Review: Ken Burns’ and Geoffrey Ward’s ‘The Roosevelts’
It would be hard to name three people who had more of an impact on their time than this trio had on the 20th century: Theodore Roosevelt, Franklin Delano Roosevelt, and Eleanor Roosevelt. The two men occupied the White House for 19 of the first 45 years of the “American Century,” as Henry Luce dubbed it, and Eleanor Roosevelt was arguably the most famous woman on earth for her globe-trotting good works until her death, 17 years after her husband’s, in 1962.

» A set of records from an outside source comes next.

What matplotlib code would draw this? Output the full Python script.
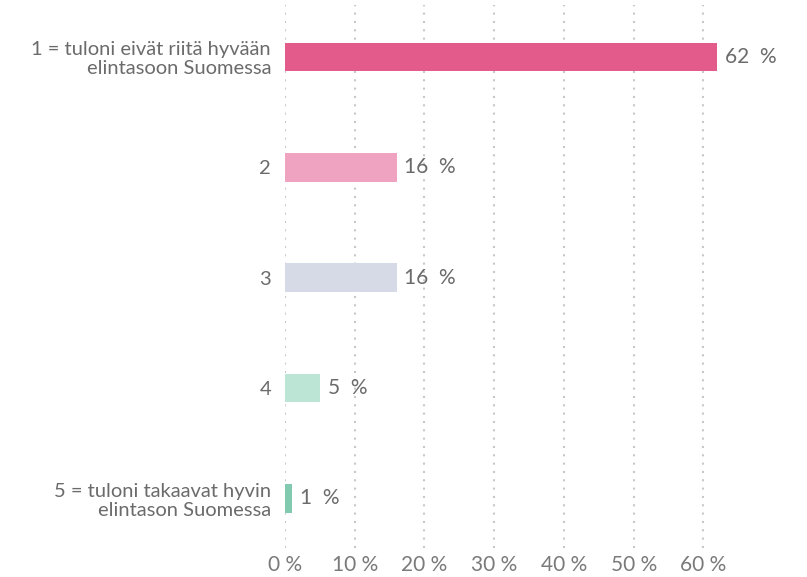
import matplotlib.pyplot as plt
import numpy as np

categories = ["1 = tuloni eivät riitä hyvään\nelintasoon Suomessa", "2", "3", "4",
              "5 = tuloni takaavat hyvin\nelintason Suomessa"]
values = [62, 16, 16, 5, 1]
colors = ["#e25b8b", "#f0a3c0", "#d6dae7", "#bce5d5", "#82caaf"]
ticks = [0, 10, 20, 30, 40, 50, 60]

plt.rcParams['font.family'] = ['Lato', 'DejaVu Sans']
txt = "#6b6b6b"

fig = plt.figure(figsize=(8.07, 5.77), dpi=100)
ax = fig.add_axes([285 / 807, 29 / 577, (801 - 285) / 807, 543 / 577])

y = np.arange(len(categories))
ax.barh(y, values, height=0.26, color=colors, zorder=3)
for yi, v in zip(y, values):
    ax.text(v + 1.1, yi, f"{v}  %", va="center", ha="left", fontsize=15, color=txt)

ax.set_xlim(0, 74)
ax.set_ylim(4.45, -0.47)
ax.set_yticks(y)
ax.set_yticklabels(categories, fontsize=14.5, color=txt, linespacing=1.15)
ax.set_xticks(ticks)
ax.set_xticklabels([f"{t} %" for t in ticks], fontsize=15, color="#7a7a7a")
ax.tick_params(length=0, pad=10)
ax.tick_params(axis="x", pad=5)
for s in ax.spines.values():
    s.set_visible(False)
ax.grid(axis="x", color="#c8c8c8", linestyle=(0, (1, 3)), linewidth=1.5, zorder=0)

fig.savefig("out.png", dpi=100)
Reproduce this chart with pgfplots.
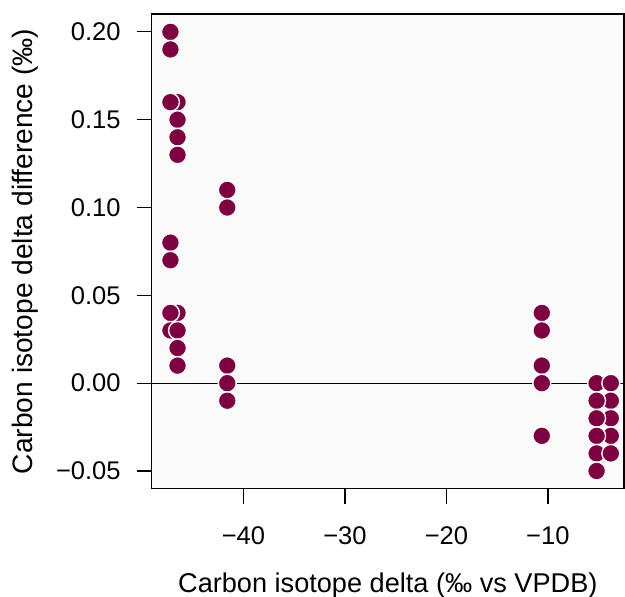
\documentclass[border=0pt]{standalone}
\usepackage{fontspec}
\setmainfont{Liberation Sans}
\usepackage{pgfplots}
\pgfplotsset{compat=1.18}
\definecolor{pt}{HTML}{7F0040}
\definecolor{bg}{HTML}{FAFAFA}
\begin{document}
\begin{tikzpicture}
\begin{axis}[
  scale only axis,
  width=236.7pt, height=238pt,
  xmin=-49.05, xmax=-2.5,
  ymin=-0.0602, ymax=0.2102,
  axis background/.style={fill=bg},
  axis line style={black, line width=0.6pt},
  tick align=outside,
  xtick pos=bottom, ytick pos=left,
  major tick length=7.5pt,
  tick style={black, line width=0.6pt},
  xtick={-40,-30,-20,-10},
  xticklabels={−40,−30,−20,−10},
  ytick={-0.05,0,0.05,0.10,0.15,0.20},
  yticklabels={−0.05,0.00,0.05,0.10,0.15,0.20},
  ticklabel style={font=\fontsize{12.8}{15}\selectfont},
  xticklabel style={yshift=-8pt},
  yticklabel style={xshift=-4.5pt},
  xlabel={Carbon isotope delta (‰ vs VPDB)},
  ylabel={Carbon isotope delta difference (‰)},
  xlabel style={font=\fontsize{13.6}{16}\selectfont, at={(rel axis cs:0.5,0)}, anchor=base, yshift=-52pt},
  ylabel style={font=\fontsize{14.1}{16}\selectfont, at={(rel axis cs:0,0.5)}, anchor=base, yshift=59.5pt},
  clip=false,
]
\coordinate (o) at (rel axis cs:0,0);
\coordinate (t) at (rel axis cs:1,1);
\addplot[black, line width=0.5pt] coordinates {(-49.05,0) (-2.5,0)};
\addplot[only marks, mark=*, mark size=4.5pt, mark options={fill=pt, draw=white, line width=0.7pt}] coordinates {
(-46.5,0.16)
(-47.2,0.20) (-47.2,0.19) (-47.2,0.16)
(-46.5,0.15) (-46.5,0.14) (-46.5,0.13)
(-47.2,0.08) (-47.2,0.07)
(-46.5,0.04) (-47.2,0.04)
(-47.2,0.03) (-46.5,0.03)
(-46.5,0.02) (-46.5,0.01)
(-41.6,0.11) (-41.6,0.10) (-41.6,0.01) (-41.6,0.00) (-41.6,-0.01)
(-10.6,0.04) (-10.6,0.03) (-10.6,0.01) (-10.6,0.00) (-10.6,-0.03)
(-5.2,0.00) (-3.8,0.00)
(-3.8,-0.01) (-5.2,-0.01)
(-3.8,-0.02) (-5.2,-0.02)
(-3.8,-0.03) (-5.2,-0.03)
(-5.2,-0.04) (-3.8,-0.04)
(-5.2,-0.05)
};
\end{axis}
\pgfresetboundingbox
\path ([xshift=-76pt,yshift=-54pt]o) rectangle ([xshift=0.5pt,yshift=7pt]t);
\end{tikzpicture}
\end{document}
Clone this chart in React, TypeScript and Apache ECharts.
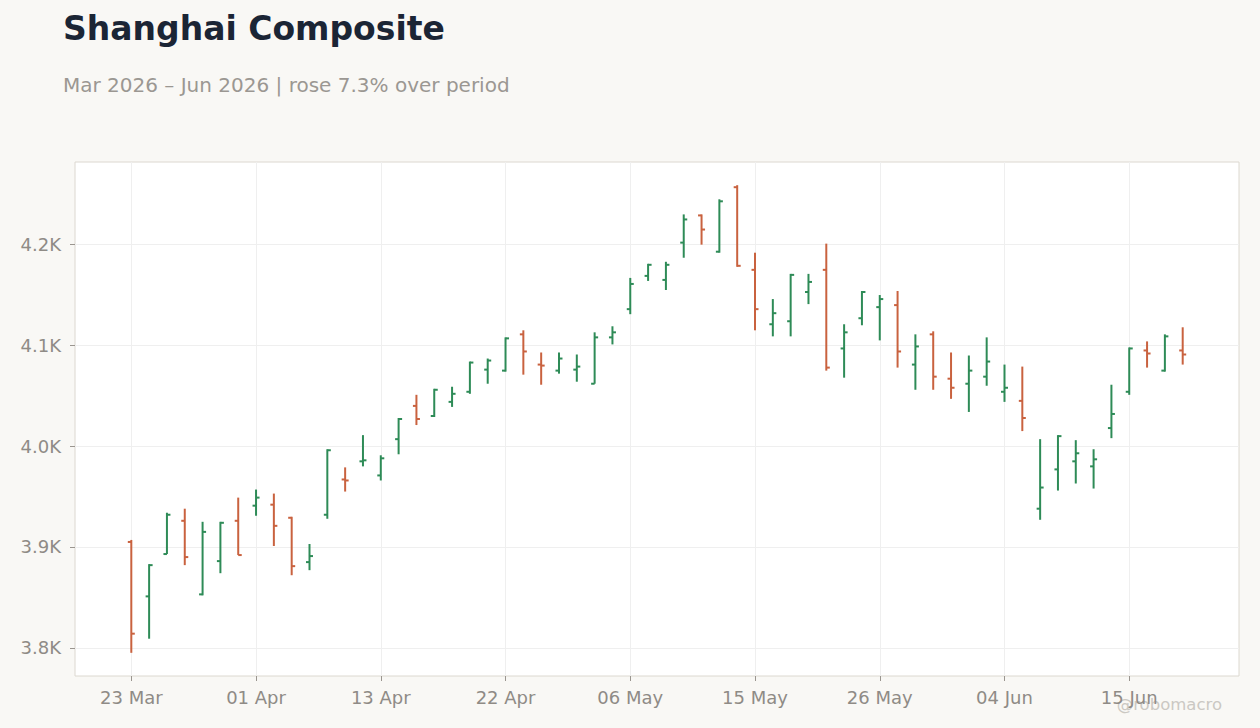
import React, { useEffect, useRef } from 'react';
import * as echarts from 'echarts';

const dates = [
  '23 Mar', '24 Mar', '25 Mar', '26 Mar', '27 Mar', '30 Mar', '31 Mar',
  '01 Apr', '02 Apr', '03 Apr', '07 Apr', '08 Apr', '09 Apr', '10 Apr',
  '13 Apr', '14 Apr', '15 Apr', '16 Apr', '17 Apr', '20 Apr', '21 Apr',
  '22 Apr', '23 Apr', '24 Apr', '27 Apr', '28 Apr', '29 Apr', '30 Apr',
  '06 May', '07 May', '08 May', '11 May', '12 May', '13 May', '14 May',
  '15 May', '18 May', '19 May', '20 May', '21 May', '22 May', '25 May',
  '26 May', '27 May', '28 May', '29 May', '01 Jun', '02 Jun', '03 Jun',
  '04 Jun', '05 Jun', '08 Jun', '09 Jun', '10 Jun', '11 Jun', '12 Jun',
  '15 Jun', '16 Jun', '17 Jun', '18 Jun',
];

const open = [
  3905, 3851, 3893, 3926, 3853, 3886, 3926, 3941, 3942, 3929, 3885, 3932,
  3967, 3985, 3971, 4007, 4040, 4030, 4044, 4054, 4076, 4075, 4111, 4081,
  4075, 4076, 4062, 4108, 4136, 4169, 4165, 4202, 4229, 4193, 4257, 4175,
  4121, 4124, 4153, 4175, 4097, 4127, 4138, 4140, 4081, 4111, 4067, 4062,
  4069, 4054, 4045, 3938, 3977, 3985, 3980, 4018, 4054, 4095, 4075, 4095,
];
const high = [
  3907, 3883, 3934, 3938, 3925, 3925, 3949, 3957, 3953, 3930, 3903, 3997,
  3979, 4011, 3991, 4028, 4051, 4057, 4059, 4084, 4087, 4108, 4115, 4093,
  4093, 4091, 4113, 4119, 4167, 4181, 4183, 4230, 4230, 4245, 4259, 4192,
  4146, 4171, 4171, 4201, 4121, 4154, 4150, 4154, 4111, 4114, 4093, 4090,
  4108, 4081, 4079, 4007, 4011, 4006, 3997, 4061, 4098, 4104, 4111, 4118,
];
const low = [
  3795, 3809, 3893, 3882, 3852, 3874, 3892, 3931, 3901, 3872, 3877, 3928,
  3955, 3980, 3966, 3992, 4021, 4029, 4039, 4052, 4062, 4074, 4071, 4061,
  4072, 4064, 4062, 4101, 4131, 4164, 4155, 4187, 4200, 4192, 4178, 4115,
  4109, 4109, 4141, 4075, 4068, 4120, 4105, 4078, 4056, 4056, 4047, 4034,
  4060, 4044, 4015, 3927, 3956, 3963, 3958, 4008, 4051, 4078, 4074, 4081,
];
const close = [
  3814, 3882, 3932, 3890, 3915, 3924, 3892, 3949, 3921, 3881, 3891, 3996,
  3966, 3986, 3988, 4027, 4027, 4056, 4052, 4083, 4085, 4107, 4094, 4080,
  4087, 4079, 4108, 4113, 4161, 4180, 4180, 4225, 4215, 4243, 4179, 4136,
  4132, 4170, 4163, 4078, 4113, 4153, 4146, 4094, 4099, 4069, 4058, 4075,
  4084, 4058, 4028, 3959, 4010, 3993, 3987, 4032, 4097, 4092, 4109, 4091,
];

const yTicks = [3800, 3900, 4000, 4100, 4200];

const UP = '#2e8b57';
const DOWN = '#c9623f';
const FONT = 'DejaVu Sans';
const LABEL = '#8f8b86';

const App: React.FC = () => {
  const chartRef = useRef<HTMLDivElement>(null);

  useEffect(() => {
    document.body.style.margin = '0';
    if (!chartRef.current) return;
    const chart = echarts.init(chartRef.current, undefined, { renderer: 'svg' });

    // OHLC bar: high-low stem, open tick on the left, close tick on the right
    const renderItem = (params: any, api: any) => {
      const idx = api.value(0);
      const o = api.value(1);
      const h = api.value(2);
      const l = api.value(3);
      const c = api.value(4);
      const [x, yh] = api.coord([idx, h]);
      const yl = api.coord([idx, l])[1];
      const yo = api.coord([idx, o])[1];
      const yc = api.coord([idx, c])[1];
      const style = { stroke: c >= o ? UP : DOWN, lineWidth: 2 };
      return {
        type: 'group',
        children: [
          { type: 'line', shape: { x1: x, y1: yh, x2: x, y2: yl }, style },
          { type: 'line', shape: { x1: x - 3.5, y1: yo, x2: x, y2: yo }, style },
          { type: 'line', shape: { x1: x, y1: yc, x2: x + 3.5, y2: yc }, style },
        ],
      };
    };

    const option = {
      animation: false,
      backgroundColor: '#f9f8f5',
      textStyle: { fontFamily: FONT },
      title: [
        {
          text: 'Shanghai Composite',
          left: 58,
          top: 7,
          textStyle: { fontSize: 33, fontWeight: 'bold', color: '#1b2535', fontFamily: FONT },
        },
        {
          text: 'Mar 2026 – Jun 2026 | rose 7.3% over period',
          left: 58,
          top: 70,
          textStyle: { fontSize: 20, fontWeight: 'normal', color: '#9b9792', fontFamily: FONT },
        },
      ],
      graphic: [
        {
          type: 'text',
          right: 38,
          top: 696,
          style: { text: '@robomacro', font: `16.5px "${FONT}"`, fill: '#cbc8c3' },
        },
      ],
      grid: [
        {
          left: 75,
          top: 162,
          right: 21,
          bottom: 52,
          show: true,
          backgroundColor: '#ffffff',
          borderColor: '#dcd8d0',
          borderWidth: 1,
        },
        {
          left: 131.3,
          top: 162,
          right: 77.3,
          bottom: 52,
        },
      ],
      xAxis: [
        { type: 'value', gridIndex: 0, min: 0, max: 1, show: false },
        {
          type: 'category',
          gridIndex: 1,
          data: dates,
          boundaryGap: false,
          axisLine: { show: false },
          axisTick: {
            show: true,
            interval: 6,
            length: 5,
            lineStyle: { color: '#9a958f' },
          },
          axisLabel: {
            interval: 6,
            margin: 12,
            color: LABEL,
            fontSize: 18,
            fontFamily: FONT,
          },
          splitLine: {
            show: true,
            interval: 6,
            lineStyle: { color: '#efefef', width: 1 },
          },
        },
      ],
      yAxis: [
        {
          type: 'value',
          gridIndex: 0,
          min: 3772,
          max: 4282,
          axisLine: { show: false },
          axisTick: {
            show: true,
            length: 5,
            customValues: yTicks,
            lineStyle: { color: '#9a958f' },
          },
          axisLabel: {
            customValues: yTicks,
            margin: 14,
            color: LABEL,
            fontSize: 18,
            fontFamily: FONT,
            formatter: (v: number) => `${(v / 1000).toFixed(1)}K`,
          },
          splitLine: { show: true, lineStyle: { color: '#efefef', width: 1 } },
        },
        { type: 'value', gridIndex: 1, min: 3772, max: 4282, show: false },
      ],
      series: [
        {
          type: 'custom',
          xAxisIndex: 1,
          yAxisIndex: 1,
          clip: false,
          renderItem,
          dimensions: ['idx', 'open', 'high', 'low', 'close'],
          encode: { x: 0, y: [1, 2, 3, 4] },
          data: dates.map((_, i) => [i, open[i], high[i], low[i], close[i]]),
        },
      ],
    };

    chart.setOption(option);
    return () => {
      chart.dispose();
    };
  }, []);

  return <div ref={chartRef} style={{ width: 1260, height: 728 }} />;
};

export default App;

And they were blood relatives, to boot. The men, who were fifth cousins, turned the American presidency upside down, transforming it into a “Bully Pulpit” and the “Imperial Presidency” it largely remains today. When big things needed doing, these two men in the White House led the way, whether it was digging the Panama Canal and fighting monopolistic trusts or establishing much of today’s federal safety net and leading the nation to victory in World War II.
Teddy and Franklin, and Eleanor as well, talked directly to the American people by cultivating the press as none of their predecessors had – and in Eleanor’s case as none have since. Teddy adamantly believed (he did everything adamantly) that the American president should be dominant over the U.S. Congress because he alone was elected by all of the American people – as opposed to those nattering provincials on Capitol Hill.